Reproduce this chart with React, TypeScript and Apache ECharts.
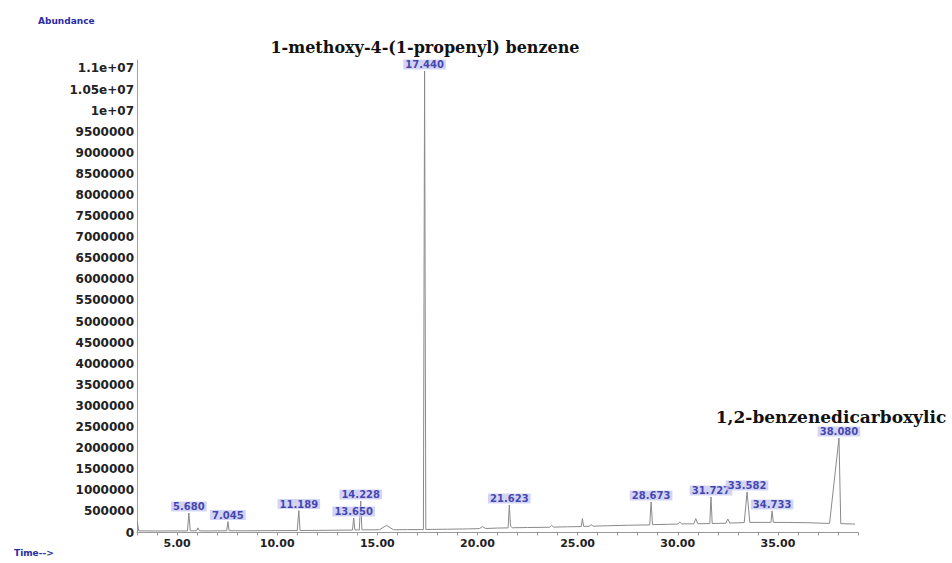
import React, { useEffect, useRef } from "react";
import * as echarts from "echarts";

// Total ion chromatogram trace: retention time (min) and abundance
const traceTime: number[] = [
  3.02, 3.08, 4.0, 4.8, 5.52, 5.59, 5.66, 5.98, 6.04, 6.12, 6.6, 7.0, 7.48, 7.54, 7.6,
  8.3, 9.0, 10.0, 11.0, 11.08, 11.14, 12.0, 13.0, 13.76, 13.82, 13.88, 14.1, 14.17, 14.23,
  15.1, 15.46, 15.8, 16.5, 17.3, 17.36, 17.42, 18.5, 19.5, 20.1, 20.25, 20.4, 21.0, 21.53,
  21.59, 21.65, 21.75, 22.5, 23.6, 23.7, 23.8, 24.5, 25.18, 25.24, 25.3, 25.6, 25.68, 25.76,
  26.5, 27.5, 28.6, 28.67, 28.74, 29.5, 30.0, 30.1, 30.2, 30.8, 30.9, 31.0, 31.6, 31.66,
  31.72, 32.4, 32.5, 32.6, 33.0, 33.32, 33.46, 33.6, 34.2, 34.65, 34.71, 34.77, 35.5, 36.5,
  37.2, 37.58, 38.05, 38.14, 38.5, 38.85,
];
const traceAbundance: number[] = [
  260000, 40000, 35000, 38000, 36000, 462000, 40000, 40000, 110000, 40000, 36000, 40000, 40000, 260000, 42000,
  40000, 42000, 45000, 47000, 520000, 48000, 50000, 55000, 58000, 344000, 60000, 60000, 747000, 62000,
  65000, 170000, 66000, 68000, 70000, 10940000, 72000, 78000, 85000, 92000, 140000, 95000, 105000, 110000,
  652000, 150000, 112000, 118000, 125000, 170000, 128000, 135000, 140000, 330000, 145000, 150000, 190000, 150000,
  160000, 172000, 180000, 723000, 185000, 195000, 200000, 250000, 203000, 206000, 330000, 208000, 212000, 842000,
  214000, 220000, 320000, 224000, 230000, 235000, 960000, 238000, 240000, 240000, 510000, 240000, 238000, 232000,
  220000, 215000, 2240000, 210000, 205000, 200000,
];

// Labelled peaks
const peakTime: number[] = [5.59, 7.54, 11.08, 13.82, 14.17, 17.36, 21.59, 28.67, 31.66, 33.46, 34.71, 38.05];
const peakAbundance: number[] = [462000, 260000, 520000, 344000, 747000, 10940000, 652000, 723000, 842000, 960000, 510000, 2240000];
const peakLabel: string[] = [
  "5.680", "7.045", "11.189", "13.650", "14.228", "17.440",
  "21.623", "28.673", "31.727", "33.582", "34.733", "38.080",
];

// Axis ticks
const yTickValues: number[] = [
  0, 500000, 1000000, 1500000, 2000000, 2500000, 3000000, 3500000, 4000000, 4500000, 5000000,
  5500000, 6000000, 6500000, 7000000, 7500000, 8000000, 8500000, 9000000, 9500000, 10000000,
  10500000, 11000000,
];
const xLabelValues: number[] = [5, 10, 15, 20, 25, 30, 35];

const compoundTop = "1-methoxy-4-(1-propenyl) benzene";
const compoundRight = "1,2-benzenedicarboxylic";

function fmtY(v: number): string {
  if (!yTickValues.includes(v)) return "";
  if (v >= 10000000) {
    const e = Math.floor(Math.log10(v));
    const m = +(v / Math.pow(10, e)).toFixed(2);
    return `${m}e+${String(e).padStart(2, "0")}`;
  }
  return String(v);
}

export default function App() {
  const ref = useRef<HTMLDivElement>(null);
  useEffect(() => {
    if (!ref.current) return;
    const chart = echarts.init(ref.current, undefined, { renderer: "svg" });
    const trace = traceTime.map((t, i) => [t, traceAbundance[i]]);
    const peaks = peakTime.map((t, i) => [t, peakAbundance[i]]);
    chart.setOption({
      animation: false,
      backgroundColor: "#ffffff",
      grid: { left: 137, right: 94, top: 60, bottom: 30.5 },
      xAxis: {
        type: "value",
        min: 3,
        max: 39,
        interval: 1,
        axisLine: { show: true, lineStyle: { color: "#9a9a9a", width: 1 } },
        axisTick: { show: true, length: 3, lineStyle: { color: "#9a9a9a" } },
        splitLine: { show: false },
        axisLabel: {
          margin: 5,
          color: "#222",
          fontSize: 11,
          fontWeight: "bold",
          fontFamily: "DejaVu Sans",
          formatter: (v: number) => (xLabelValues.includes(v) ? v.toFixed(2) : ""),
        },
      },
      yAxis: {
        type: "value",
        min: 0,
        max: 11200000,
        interval: 500000,
        axisLine: { show: true, lineStyle: { color: "#a0a0a0", width: 1 } },
        axisTick: { show: false },
        splitLine: { show: false },
        axisLabel: {
          margin: 3,
          color: "#222",
          fontSize: 12,
          fontWeight: "bold",
          fontFamily: "DejaVu Sans",
          formatter: fmtY,
        },
      },
      graphic: [
        {
          type: "text",
          left: 38,
          top: 16,
          style: { text: "Abundance", fill: "#2b2ba6", font: "bold 9px 'DejaVu Sans'" },
        },
        {
          type: "text",
          left: 14,
          top: 548,
          style: { text: "Time-->", fill: "#2b2ba6", font: "bold 9px 'DejaVu Sans'" },
        },
        {
          type: "text",
          x: 425,
          y: 47,
          style: {
            text: compoundTop,
            fill: "#111",
            font: "bold 16px 'DejaVu Serif'",
            textAlign: "center",
            textVerticalAlign: "middle",
          },
        },
        {
          type: "text",
          x: 831,
          y: 417,
          style: {
            text: compoundRight,
            fill: "#111",
            font: "bold 17px 'DejaVu Serif'",
            textAlign: "center",
            textVerticalAlign: "middle",
          },
        },
      ],
      series: [
        {
          type: "line",
          data: trace,
          symbol: "none",
          lineStyle: { color: "#8a8a8a", width: 1 },
          z: 2,
        },
        {
          type: "scatter",
          data: peaks,
          symbolSize: 1,
          itemStyle: { color: "rgba(0,0,0,0)" },
          z: 3,
          label: {
            show: true,
            position: "top",
            distance: 1,
            formatter: (p: any) => peakLabel[p.dataIndex],
            color: "#1d1d9e",
            fontSize: 10,
            fontWeight: "bold",
            fontFamily: "DejaVu Sans",
            backgroundColor: "#c7c9f2",
            padding: [0, 2, 0, 2],
          },
        },
      ],
    });
    return () => chart.dispose();
  }, []);
  return (
    <div
      ref={ref}
      style={{ position: "fixed", left: 0, top: 0, width: 952, height: 563, background: "#fff" }}
    />
  );
}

## Aim
Scan the material above and determine how many lines include the word "React"; report only the number.

## Problem solution
2